Tuesday, 10 June 2014

Kebabs that come back to haunt you.

Ziggy and I woke up to a beautiful morning and set off down Longley Lane towards one of our favourite ginnels at the bottom of Elmfield Avenue. Like all dog lovers, we do love a good ginnel!
Just after the ginnel lurks a stone freak of massive proportions. A true beast of the garden. When the mornings get darker and colder, the chilling stare of this chap will surely put the willies up me on a regular basis. Here he is peering through the long grass:

A truly gruesome man in his blood red shorts.
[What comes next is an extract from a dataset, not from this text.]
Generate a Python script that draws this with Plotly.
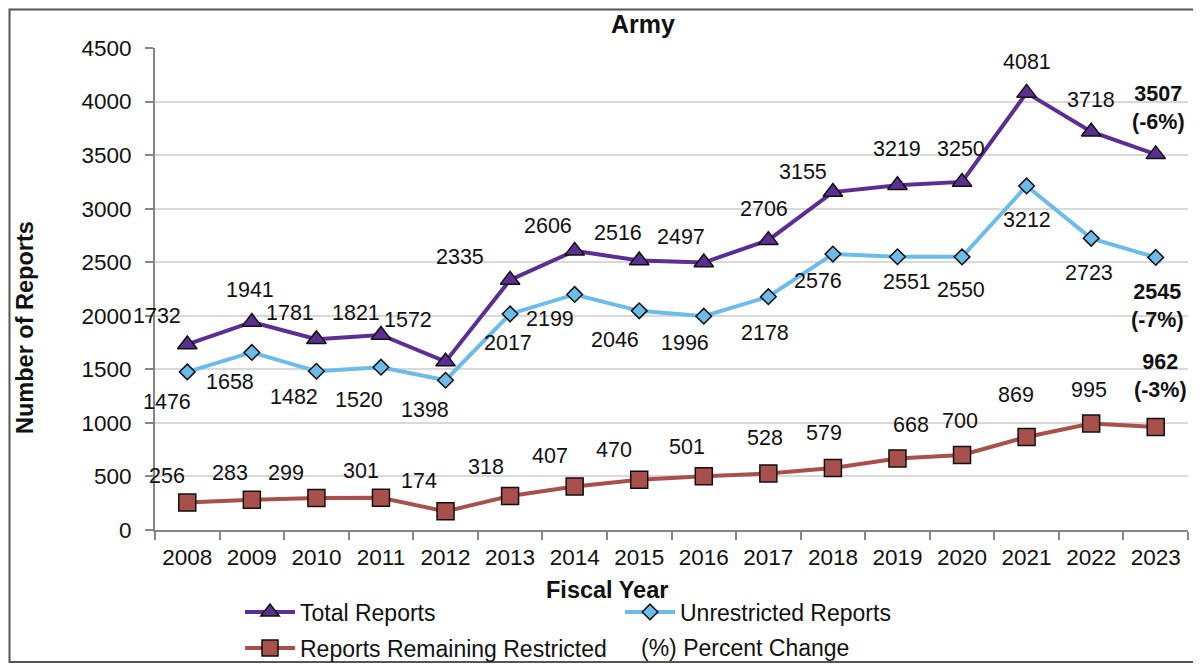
import plotly.graph_objects as go

# ---- data ----
years = ["2008", "2009", "2010", "2011", "2012", "2013", "2014", "2015",
         "2016", "2017", "2018", "2019", "2020", "2021", "2022", "2023"]
total_reports = [1732, 1941, 1781, 1821, 1572, 2335, 2606, 2516,
                 2497, 2706, 3155, 3219, 3250, 4081, 3718, 3507]
unrestricted_reports = [1476, 1658, 1482, 1520, 1398, 2017, 2199, 2046,
                        1996, 2178, 2576, 2551, 2550, 3212, 2723, 2545]
restricted_reports = [256, 283, 299, 301, 174, 318, 407, 470,
                      501, 528, 579, 668, 700, 869, 995, 962]
pct_change_total = "-6%"
pct_change_unrestricted = "-7%"
pct_change_restricted = "-3%"
y_ticks = [0, 500, 1000, 1500, 2000, 2500, 3000, 3500, 4000, 4500]

# ---- label offsets in pixels (dx right, dy down) ----
total_dx = [-30, -2, -26, -25, -38, -50, -27, -21, -23, -4, -30, 0, -1, 0, 0, 3]
total_dy = [-28, -32, -26, -22, -42, -23, -25, -28, -26, -31, -20, -36, -33, -31, -32, -46]
unres_dx = [-20, -22, -22, -22, -21, -2, -25, -24, -19, -3, -15, 10, -1, 0, -2, 2]
unres_dy = [30, 30, 26, 33, 30, 29, 25, 29, 27, 36, 27, 25, 33, 34, 35, 49]
restr_dx = [-20, -22, -30, -20, -27, -24, -25, -25, -17, -3, -9, 14, -2, -11, -2, 5]
restr_dy = [-27, -27, -25, -27, -30, -29, -30, -30, -29, -35, -35, -33, -34, -42, -33, -51]

PURPLE = "#5B2E91"
BLUE = "#6DBBE8"
RED = "#A8504C"
FONT = "Liberation Sans, Arial, sans-serif"
TXT = "#111111"

# page offset (browser body margin) and target plot area in screenshot pixels
OFF = 8
L, R, T, B = 155 - OFF, 1188 - OFF, 48 - OFF, 530 - OFF
W, H = R - L, B - T
def px(xs):
    return (xs - OFF - L) / W
def py(ys):
    return (B - (ys - OFF)) / H

fig = go.Figure()
fig.add_trace(go.Scatter(
    x=years, y=total_reports, name="Total Reports", mode="lines+markers",
    line=dict(color=PURPLE, width=4), legend="legend",
    marker=dict(symbol="triangle-up", size=17, color=PURPLE,
                line=dict(color=TXT, width=1.5))))
fig.add_trace(go.Scatter(
    x=years, y=unrestricted_reports, name="Unrestricted Reports", mode="lines+markers",
    line=dict(color=BLUE, width=4), legend="legend",
    marker=dict(symbol="diamond", size=12, color=BLUE,
                line=dict(color=TXT, width=1.5))))
fig.add_trace(go.Scatter(
    x=years, y=restricted_reports, name="Reports Remaining Restricted", mode="lines+markers",
    line=dict(color=RED, width=4), legend="legend2",
    marker=dict(symbol="square", size=17, color=RED,
                line=dict(color=TXT, width=1.5))))

annotations = []
n = len(years)
for series, dxs, dys, pct in [(total_reports, total_dx, total_dy, pct_change_total),
                              (unrestricted_reports, unres_dx, unres_dy, pct_change_unrestricted),
                              (restricted_reports, restr_dx, restr_dy, pct_change_restricted)]:
    for i, v in enumerate(series):
        if i == n - 1:
            txt = f"<b>{v}<br>({pct})</b>"
        else:
            txt = str(v)
        annotations.append(dict(
            x=i, y=v, xref="x", yref="y", text=txt, showarrow=False,
            xshift=dxs[i], yshift=-dys[i], xanchor="center", yanchor="middle",
            font=dict(family=FONT, size=21.5, color=TXT)))

annotations.append(dict(x=px(643), y=py(24), xref="paper", yref="paper", text="<b>Army</b>",
                        showarrow=False, xanchor="center", yanchor="middle",
                        font=dict(family=FONT, size=25, color=TXT)))
annotations.append(dict(x=px(607), y=py(590), xref="paper", yref="paper", text="<b>Fiscal Year</b>",
                        showarrow=False, xanchor="center", yanchor="middle",
                        font=dict(family=FONT, size=23.5, color=TXT)))
annotations.append(dict(x=px(25), y=py(328), xref="paper", yref="paper", text="<b>Number of Reports</b>",
                        showarrow=False, xanchor="center", yanchor="middle", textangle=-90,
                        font=dict(family=FONT, size=23.5, color=TXT)))
annotations.append(dict(x=px(639), y=py(648), xref="paper", yref="paper", text="(%) Percent Change",
                        showarrow=False, xanchor="left", yanchor="middle",
                        font=dict(family=FONT, size=23, color=TXT)))

legend_common = dict(orientation="h", xanchor="left", yanchor="middle",
                     entrywidth=315, entrywidthmode="pixels", traceorder="normal",
                     font=dict(family=FONT, size=23, color=TXT),
                     bgcolor="rgba(0,0,0,0)", itemwidth=50)

fig.update_layout(
    width=1201, height=665,
    margin=dict(l=L, r=1201 - R, t=T, b=665 - B, autoexpand=False),
    paper_bgcolor="white", plot_bgcolor="white",
    font=dict(family=FONT, size=21, color=TXT),
    showlegend=True,
    legend=dict(x=px(240), y=py(612), **legend_common),
    legend2=dict(x=px(240), y=py(648), **legend_common),
    annotations=annotations,
    shapes=[dict(type="rect", xref="paper", yref="paper",
                 x0=px(OFF + 1.5), x1=px(1197), y0=py(662), y1=py(OFF + 1.5),
                 line=dict(color="#555555", width=2), fillcolor="rgba(0,0,0,0)", layer="below")],
)
fig.update_xaxes(type="category", range=[-0.5, len(years) - 0.5],
                 tickson="boundaries", ticks="outside", ticklen=8,
                 tickcolor="#868686", tickwidth=2, showline=True, linecolor="#868686", linewidth=2,
                 showgrid=False, tickangle=0, tickfont=dict(family=FONT, size=22.5, color=TXT),
                 ticklabelstandoff=6)
fig.update_yaxes(range=[0, 4500], tickvals=y_ticks, ticks="outside", ticklen=8,
                 tickcolor="#868686", tickwidth=2, showline=True, linecolor="#868686", linewidth=2,
                 showgrid=True, gridcolor="#D9D9D9", gridwidth=2, zeroline=False,
                 tickfont=dict(family=FONT, size=22.5, color=TXT), ticklabelstandoff=9)

fig.write_html("out.html")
I'm sure he keeps the intruders away and the slugs at bay.
I wandered along as Ziggy scuttled, doing his customary, morning urine dance and we turned for the village. Northenden is well endowed in the Takeaway department. It also has one too many defunct Takeaway units too, with their neon signs missing letters and letter boxes crammed with junk mail.  A sign of a Takeaway from yesteryear hovers overhead.
I wonder what Cinders Grill used to turn out? Anything special apart from the usual Kebabs, Pizzas and Burgers? Judging by the sign, probably not. This led me to thoughts of favourite all time Takeaways that are sadly no longer with us. Greasy, late night loved ones who dripped through our abdomens and slipped away. One night stands with Donner and her frilly, sodden, paper frock. My personal favourites were Monsoon's on Oxford Road. Everyone claimed it was rotten, but my tin-lined belly was never threatened. I once had three donner kebabs from Monsoons' in one 24 hour period. Halcyon days. Shan's in Fallowfield, another lost loved one. Mr Shan was a lovely bloke and the pissed up kebab fans were allowed to line the walls of his shop with Basquiat-esque scrawls of giant, people-eating, burger buns.
On the home stretch, I had promised to take Ziggy past one of his favourite Northenden buildings; The Haunted House of Royal Green Road.
The house, as far as I can tell, is still inhabited as the car that parks on the drive regularly moves, so someone must be visiting.  With it's smashed front bedroom window, this place really could do with a visit from Laurence Llewelyn Bowen. Cripes the ghosts must be cold in the winter in that bedroom. Here is a picture of Ziggy in front of the house shaking in his paws. 

Wednesday, 4 June 2014

The Loneliness Of A Swingball Playset.

Summer is kind of upon us. Wring out the rain from your underpants and part the black clouds and you can almost feel the ethereal glow of the sun. It's there somewhere anyway and it brings with it a whole host of activities and events. There's wrestling in beer gardens, all clothed in St. Georges flags, smoke pouring from billions of disposable BBQs, pale and stumpy legs tottering everywhere like Butcher's Choice sausages on drugs and to top it all every kid is armed with a Super Soaker. Yes, when it comes to a little bit of good weather, there really is nothing more paramount on a little person's brain then some hardcore, H2O violence. Apart from the obvious consequences being soaking-wet neighbours and drowned cats, these militant splash fests leave one of yesteryears summer activities rotting in it's wake. No I'm not talking about Scatch or the Aerobie. I am of course referring to Swingball. On today's morning stroll, Ziggy and I happened across this lonely and unloved article, set up in a neighbour's drive. It's all ready for a game! Sat in the middle of the drive panting like the family dog, just waiting to have it's rackets stroked and swung. However, just like the family dog, good ol' unfashionable Mr Swingball won't be played with this summer. He'll just sit in the drive and hinder Dad from parking his car there for 2 months before returning to the back of the garage, with his ball on a string bobbing in a crusty tin of creosote.

This week sees the anniversary of the Normandy Landings on 6th June 1944. On our walk through Northenden Village, Ziggy and I paid our respects by the cenotaph.

Wandering back home we happened across some sort of graffiti type tag. It reads 'W/shawe One Time'. I have no idea what this means, but I like the scary skull.